William K. Parmenter, CIA officer

William K. Parmenter, 89, a CIA officer who retired in 1980 as the national intelligence officer for sub-Saharan Africa, died April 26 at a care center in Portland, Ore., of complications from a stroke.

The death was confirmed by his wife, Rachel Parmenter.

Mr. Parmenter joined the CIA in 1952. In the early 1960s, he became a writer for and then editor of the president’s daily intelligence brief.

He was deputy chief of the Middle East and Africa division during the 1967 Arab-Israeli War and played a role in the CIA’s accurate forecast of the Israeli victory in the conflict. He was later promoted to chief of the Middle East and Africa division and then to director of the Office of Current Intelligence.

His honors included the Distinguished Intelligence Medal.
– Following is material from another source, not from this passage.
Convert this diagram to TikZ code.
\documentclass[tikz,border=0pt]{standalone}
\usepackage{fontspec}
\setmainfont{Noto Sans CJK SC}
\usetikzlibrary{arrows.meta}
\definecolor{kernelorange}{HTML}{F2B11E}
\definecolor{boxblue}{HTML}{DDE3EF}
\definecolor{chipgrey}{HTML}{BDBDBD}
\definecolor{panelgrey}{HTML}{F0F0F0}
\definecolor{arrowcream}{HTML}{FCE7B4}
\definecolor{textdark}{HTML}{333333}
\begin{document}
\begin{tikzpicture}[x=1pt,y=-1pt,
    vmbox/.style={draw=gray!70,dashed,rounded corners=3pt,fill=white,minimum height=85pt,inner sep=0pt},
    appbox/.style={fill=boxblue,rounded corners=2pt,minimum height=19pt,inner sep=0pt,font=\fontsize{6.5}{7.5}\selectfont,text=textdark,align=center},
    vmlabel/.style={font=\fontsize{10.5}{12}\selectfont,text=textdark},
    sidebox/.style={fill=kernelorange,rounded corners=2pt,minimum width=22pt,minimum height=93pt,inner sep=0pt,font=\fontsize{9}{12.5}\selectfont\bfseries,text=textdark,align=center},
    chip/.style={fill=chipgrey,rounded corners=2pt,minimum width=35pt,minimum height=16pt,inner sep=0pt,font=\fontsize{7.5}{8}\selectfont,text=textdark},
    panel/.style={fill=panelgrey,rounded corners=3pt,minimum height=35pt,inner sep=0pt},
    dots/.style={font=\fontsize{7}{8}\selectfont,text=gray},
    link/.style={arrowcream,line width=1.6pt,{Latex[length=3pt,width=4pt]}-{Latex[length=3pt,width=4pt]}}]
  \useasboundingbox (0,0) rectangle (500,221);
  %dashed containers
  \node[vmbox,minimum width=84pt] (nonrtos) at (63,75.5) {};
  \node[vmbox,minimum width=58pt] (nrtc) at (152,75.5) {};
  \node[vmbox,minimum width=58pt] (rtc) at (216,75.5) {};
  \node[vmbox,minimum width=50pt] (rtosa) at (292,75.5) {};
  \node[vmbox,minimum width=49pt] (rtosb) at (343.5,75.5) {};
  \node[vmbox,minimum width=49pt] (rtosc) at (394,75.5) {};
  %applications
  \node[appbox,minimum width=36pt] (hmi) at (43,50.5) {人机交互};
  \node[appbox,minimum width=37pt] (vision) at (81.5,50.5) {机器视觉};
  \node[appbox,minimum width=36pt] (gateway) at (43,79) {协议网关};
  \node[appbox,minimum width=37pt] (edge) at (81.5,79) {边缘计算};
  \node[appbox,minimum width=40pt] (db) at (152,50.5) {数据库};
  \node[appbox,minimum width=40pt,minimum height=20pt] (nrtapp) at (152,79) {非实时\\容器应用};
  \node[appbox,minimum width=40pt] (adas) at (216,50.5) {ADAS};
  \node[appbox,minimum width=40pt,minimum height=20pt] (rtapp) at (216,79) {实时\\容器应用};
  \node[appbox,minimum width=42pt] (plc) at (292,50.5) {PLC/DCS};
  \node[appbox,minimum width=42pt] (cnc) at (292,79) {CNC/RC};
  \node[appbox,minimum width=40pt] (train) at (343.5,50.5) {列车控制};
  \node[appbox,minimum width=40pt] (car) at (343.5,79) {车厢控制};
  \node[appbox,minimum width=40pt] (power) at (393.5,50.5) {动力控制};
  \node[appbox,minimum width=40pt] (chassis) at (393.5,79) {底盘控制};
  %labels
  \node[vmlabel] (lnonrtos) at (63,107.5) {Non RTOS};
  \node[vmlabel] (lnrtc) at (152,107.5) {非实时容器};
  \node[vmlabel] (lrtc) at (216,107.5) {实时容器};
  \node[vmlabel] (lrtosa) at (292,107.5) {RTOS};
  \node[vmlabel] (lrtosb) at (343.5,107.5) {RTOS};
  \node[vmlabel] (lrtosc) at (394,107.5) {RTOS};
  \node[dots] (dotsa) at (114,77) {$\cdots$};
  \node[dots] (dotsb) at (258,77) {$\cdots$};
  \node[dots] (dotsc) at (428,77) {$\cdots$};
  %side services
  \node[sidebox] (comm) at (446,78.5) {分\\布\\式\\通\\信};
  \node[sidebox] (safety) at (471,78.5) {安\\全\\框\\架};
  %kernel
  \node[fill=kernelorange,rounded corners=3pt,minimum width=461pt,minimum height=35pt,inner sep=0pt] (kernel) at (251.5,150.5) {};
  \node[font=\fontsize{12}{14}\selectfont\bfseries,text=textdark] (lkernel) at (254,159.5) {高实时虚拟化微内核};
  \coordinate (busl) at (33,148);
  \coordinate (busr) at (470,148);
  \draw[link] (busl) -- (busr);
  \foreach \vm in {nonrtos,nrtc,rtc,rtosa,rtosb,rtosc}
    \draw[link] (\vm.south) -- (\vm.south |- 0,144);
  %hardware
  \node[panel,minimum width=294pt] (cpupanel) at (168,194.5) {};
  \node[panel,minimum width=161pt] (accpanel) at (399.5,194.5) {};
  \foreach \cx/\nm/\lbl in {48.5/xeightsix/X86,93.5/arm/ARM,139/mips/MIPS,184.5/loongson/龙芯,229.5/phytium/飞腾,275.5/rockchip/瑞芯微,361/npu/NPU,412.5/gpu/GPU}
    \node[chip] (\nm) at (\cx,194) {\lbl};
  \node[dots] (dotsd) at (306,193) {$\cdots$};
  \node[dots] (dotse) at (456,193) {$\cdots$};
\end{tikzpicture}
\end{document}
William Kean Parmenter was born in Cleveland and raised in the suburb of Lakewood. He was a 1947 graduate of Oberlin College in Ohio and received a doctorate in history from Harvard University in 1952, with a dissertation on colonial African history. He later attended the National War College at Fort Lesley J. McNair in Washington.

During World War II, he served in the Army in Europe as a combat medic. He was captured by the Germans in December 1944 and was a prisoner of war until the Russian army liberated the camp in April 1945, his family said.

In 1989, he moved to Portland from Falls Church. He was a past member and deacon of Little River United Church of Christ in Annandale.

After his CIA retirement, he was a volunteer docent at the National Air and Space Museum’s Paul E. Garber Preservation, Restoration and Storage Facility in Suitland.

Survivors include his wife of 63 years, Rachel Ross Parmenter of Portland; three children, Robert R. Parmenter of Placitas, N.M., Elizabeth A. Parmenter of Portland and Barbara M. Parmenter of Brighton, Mass.; and a grandson.